* WHAT THE TASK ASKS *
Quote only the lines from the top of the listing below down to and including the line with "const pts = (xs, ys)".

* DATA LINES *

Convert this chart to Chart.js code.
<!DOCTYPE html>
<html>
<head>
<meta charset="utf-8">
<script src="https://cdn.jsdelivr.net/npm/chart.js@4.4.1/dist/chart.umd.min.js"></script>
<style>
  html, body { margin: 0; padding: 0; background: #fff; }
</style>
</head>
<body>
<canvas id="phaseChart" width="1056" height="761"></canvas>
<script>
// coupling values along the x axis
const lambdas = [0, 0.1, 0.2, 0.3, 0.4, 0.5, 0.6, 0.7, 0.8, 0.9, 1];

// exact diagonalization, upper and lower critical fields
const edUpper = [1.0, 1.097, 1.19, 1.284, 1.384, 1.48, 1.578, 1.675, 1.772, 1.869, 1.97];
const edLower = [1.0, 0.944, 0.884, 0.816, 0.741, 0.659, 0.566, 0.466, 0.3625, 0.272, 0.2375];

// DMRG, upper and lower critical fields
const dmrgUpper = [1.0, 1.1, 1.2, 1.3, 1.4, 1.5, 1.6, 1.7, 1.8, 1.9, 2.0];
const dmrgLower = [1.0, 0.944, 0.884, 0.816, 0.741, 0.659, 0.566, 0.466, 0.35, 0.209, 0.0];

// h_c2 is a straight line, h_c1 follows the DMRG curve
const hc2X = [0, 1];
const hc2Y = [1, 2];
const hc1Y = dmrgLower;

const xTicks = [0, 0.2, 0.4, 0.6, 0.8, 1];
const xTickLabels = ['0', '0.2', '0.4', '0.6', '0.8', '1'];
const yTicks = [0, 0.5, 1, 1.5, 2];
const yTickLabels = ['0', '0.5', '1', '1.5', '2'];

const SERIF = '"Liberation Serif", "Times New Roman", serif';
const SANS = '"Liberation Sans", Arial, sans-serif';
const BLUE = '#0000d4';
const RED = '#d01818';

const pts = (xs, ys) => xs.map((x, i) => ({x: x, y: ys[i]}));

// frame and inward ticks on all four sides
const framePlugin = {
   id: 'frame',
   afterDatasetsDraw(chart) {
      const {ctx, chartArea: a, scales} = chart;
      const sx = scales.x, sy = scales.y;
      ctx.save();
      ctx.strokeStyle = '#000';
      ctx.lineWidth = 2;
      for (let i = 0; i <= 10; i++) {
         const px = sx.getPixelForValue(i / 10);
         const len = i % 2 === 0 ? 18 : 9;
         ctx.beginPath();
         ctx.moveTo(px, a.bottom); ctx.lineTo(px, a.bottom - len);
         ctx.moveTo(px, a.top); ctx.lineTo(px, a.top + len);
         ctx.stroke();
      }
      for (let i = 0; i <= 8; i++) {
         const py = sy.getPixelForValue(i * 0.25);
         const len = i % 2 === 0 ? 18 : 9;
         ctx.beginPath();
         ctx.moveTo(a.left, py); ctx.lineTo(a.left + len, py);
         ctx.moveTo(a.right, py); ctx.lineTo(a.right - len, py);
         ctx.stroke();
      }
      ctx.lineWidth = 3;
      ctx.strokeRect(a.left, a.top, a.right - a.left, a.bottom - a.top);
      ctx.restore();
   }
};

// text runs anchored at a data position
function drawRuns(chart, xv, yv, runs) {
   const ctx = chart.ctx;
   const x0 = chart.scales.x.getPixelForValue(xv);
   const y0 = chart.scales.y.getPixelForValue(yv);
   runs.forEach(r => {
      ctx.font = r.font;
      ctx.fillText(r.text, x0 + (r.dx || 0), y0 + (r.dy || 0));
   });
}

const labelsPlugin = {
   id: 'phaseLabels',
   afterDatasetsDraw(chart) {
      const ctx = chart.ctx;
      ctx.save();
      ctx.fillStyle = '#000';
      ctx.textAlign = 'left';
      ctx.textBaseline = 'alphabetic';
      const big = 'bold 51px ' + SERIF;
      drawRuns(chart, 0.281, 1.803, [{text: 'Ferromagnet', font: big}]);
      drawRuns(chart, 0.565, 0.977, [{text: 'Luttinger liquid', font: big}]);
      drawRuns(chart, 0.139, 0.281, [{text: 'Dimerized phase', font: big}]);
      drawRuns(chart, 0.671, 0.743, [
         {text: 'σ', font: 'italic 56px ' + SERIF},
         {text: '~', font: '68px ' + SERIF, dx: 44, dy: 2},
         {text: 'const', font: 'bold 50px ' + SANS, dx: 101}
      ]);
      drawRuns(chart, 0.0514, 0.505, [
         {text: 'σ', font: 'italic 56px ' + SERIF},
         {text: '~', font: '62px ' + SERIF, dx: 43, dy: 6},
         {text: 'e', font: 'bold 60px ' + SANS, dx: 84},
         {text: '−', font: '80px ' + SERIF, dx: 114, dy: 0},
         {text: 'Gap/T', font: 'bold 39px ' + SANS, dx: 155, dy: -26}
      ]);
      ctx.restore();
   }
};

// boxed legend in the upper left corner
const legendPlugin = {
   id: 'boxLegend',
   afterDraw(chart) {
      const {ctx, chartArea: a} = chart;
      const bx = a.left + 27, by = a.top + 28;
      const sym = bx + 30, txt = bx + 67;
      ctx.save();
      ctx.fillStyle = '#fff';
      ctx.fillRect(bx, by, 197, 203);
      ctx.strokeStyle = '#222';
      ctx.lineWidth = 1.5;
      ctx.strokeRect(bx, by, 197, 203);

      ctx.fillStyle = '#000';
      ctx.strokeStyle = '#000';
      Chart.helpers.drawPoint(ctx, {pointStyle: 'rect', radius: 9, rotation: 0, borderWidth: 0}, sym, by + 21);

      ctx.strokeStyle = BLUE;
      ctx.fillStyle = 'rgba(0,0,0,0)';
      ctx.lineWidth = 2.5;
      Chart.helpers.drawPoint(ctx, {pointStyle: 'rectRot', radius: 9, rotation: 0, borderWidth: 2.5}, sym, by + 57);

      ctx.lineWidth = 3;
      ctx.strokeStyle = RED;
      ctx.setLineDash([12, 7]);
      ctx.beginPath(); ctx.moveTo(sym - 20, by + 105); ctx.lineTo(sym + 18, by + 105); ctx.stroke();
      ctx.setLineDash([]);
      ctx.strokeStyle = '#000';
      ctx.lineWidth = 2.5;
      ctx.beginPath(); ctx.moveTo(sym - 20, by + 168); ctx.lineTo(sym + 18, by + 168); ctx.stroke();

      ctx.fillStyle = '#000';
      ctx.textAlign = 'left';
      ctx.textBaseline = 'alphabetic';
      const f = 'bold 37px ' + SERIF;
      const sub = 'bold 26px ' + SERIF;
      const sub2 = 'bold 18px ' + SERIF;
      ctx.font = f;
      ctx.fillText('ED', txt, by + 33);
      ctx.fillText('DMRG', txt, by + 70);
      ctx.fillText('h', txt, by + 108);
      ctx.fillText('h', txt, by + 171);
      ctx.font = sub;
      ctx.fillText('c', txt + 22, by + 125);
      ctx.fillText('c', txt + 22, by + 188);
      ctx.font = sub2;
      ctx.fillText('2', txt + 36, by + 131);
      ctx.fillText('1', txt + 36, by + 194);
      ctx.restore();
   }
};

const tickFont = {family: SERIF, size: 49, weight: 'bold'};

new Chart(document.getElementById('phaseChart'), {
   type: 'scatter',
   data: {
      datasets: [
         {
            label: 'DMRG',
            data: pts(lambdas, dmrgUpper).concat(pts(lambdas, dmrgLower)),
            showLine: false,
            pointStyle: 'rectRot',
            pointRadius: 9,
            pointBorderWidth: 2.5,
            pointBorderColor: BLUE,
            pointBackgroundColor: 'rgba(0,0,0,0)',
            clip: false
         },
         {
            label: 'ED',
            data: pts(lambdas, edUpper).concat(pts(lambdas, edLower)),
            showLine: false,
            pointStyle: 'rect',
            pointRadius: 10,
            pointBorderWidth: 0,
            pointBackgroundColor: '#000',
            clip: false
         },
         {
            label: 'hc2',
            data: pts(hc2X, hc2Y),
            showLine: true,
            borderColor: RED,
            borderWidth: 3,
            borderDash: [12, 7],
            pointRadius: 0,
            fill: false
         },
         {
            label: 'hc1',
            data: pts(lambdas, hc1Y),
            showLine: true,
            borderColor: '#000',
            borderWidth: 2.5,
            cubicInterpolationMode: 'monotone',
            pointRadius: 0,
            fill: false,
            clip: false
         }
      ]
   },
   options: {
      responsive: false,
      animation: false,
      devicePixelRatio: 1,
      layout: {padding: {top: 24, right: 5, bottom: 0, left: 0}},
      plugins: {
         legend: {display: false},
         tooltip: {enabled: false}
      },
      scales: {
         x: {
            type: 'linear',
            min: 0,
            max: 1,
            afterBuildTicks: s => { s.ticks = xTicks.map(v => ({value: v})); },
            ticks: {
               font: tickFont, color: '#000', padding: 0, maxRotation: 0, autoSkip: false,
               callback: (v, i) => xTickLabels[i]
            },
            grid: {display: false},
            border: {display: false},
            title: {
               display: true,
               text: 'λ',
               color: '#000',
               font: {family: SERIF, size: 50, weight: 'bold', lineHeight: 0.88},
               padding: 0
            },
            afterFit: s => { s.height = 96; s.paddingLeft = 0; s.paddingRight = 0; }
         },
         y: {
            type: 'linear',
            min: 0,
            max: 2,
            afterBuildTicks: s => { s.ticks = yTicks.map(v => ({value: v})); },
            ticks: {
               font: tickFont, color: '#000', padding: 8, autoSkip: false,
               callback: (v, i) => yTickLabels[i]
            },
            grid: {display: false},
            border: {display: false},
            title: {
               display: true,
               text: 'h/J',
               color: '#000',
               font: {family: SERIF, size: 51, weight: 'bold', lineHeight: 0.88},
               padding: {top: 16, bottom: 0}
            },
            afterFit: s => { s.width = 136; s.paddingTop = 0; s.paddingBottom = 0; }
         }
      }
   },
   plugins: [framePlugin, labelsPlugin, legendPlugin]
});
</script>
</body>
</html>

* FINISHED TASK *
Convert this chart to Chart.js code.
<!DOCTYPE html>
<html>
<head>
<meta charset="utf-8">
<script src="https://cdn.jsdelivr.net/npm/chart.js@4.4.1/dist/chart.umd.min.js"></script>
<style>
  html, body { margin: 0; padding: 0; background: #fff; }
</style>
</head>
<body>
<canvas id="phaseChart" width="1056" height="761"></canvas>
<script>
// coupling values along the x axis
const lambdas = [0, 0.1, 0.2, 0.3, 0.4, 0.5, 0.6, 0.7, 0.8, 0.9, 1];

// exact diagonalization, upper and lower critical fields
const edUpper = [1.0, 1.097, 1.19, 1.284, 1.384, 1.48, 1.578, 1.675, 1.772, 1.869, 1.97];
const edLower = [1.0, 0.944, 0.884, 0.816, 0.741, 0.659, 0.566, 0.466, 0.3625, 0.272, 0.2375];

// DMRG, upper and lower critical fields
const dmrgUpper = [1.0, 1.1, 1.2, 1.3, 1.4, 1.5, 1.6, 1.7, 1.8, 1.9, 2.0];
const dmrgLower = [1.0, 0.944, 0.884, 0.816, 0.741, 0.659, 0.566, 0.466, 0.35, 0.209, 0.0];

// h_c2 is a straight line, h_c1 follows the DMRG curve
const hc2X = [0, 1];
const hc2Y = [1, 2];
const hc1Y = dmrgLower;

const xTicks = [0, 0.2, 0.4, 0.6, 0.8, 1];
const xTickLabels = ['0', '0.2', '0.4', '0.6', '0.8', '1'];
const yTicks = [0, 0.5, 1, 1.5, 2];
const yTickLabels = ['0', '0.5', '1', '1.5', '2'];

const SERIF = '"Liberation Serif", "Times New Roman", serif';
const SANS = '"Liberation Sans", Arial, sans-serif';
const BLUE = '#0000d4';
const RED = '#d01818';

const pts = (xs, ys) => xs.map((x, i) => ({x: x, y: ys[i]}));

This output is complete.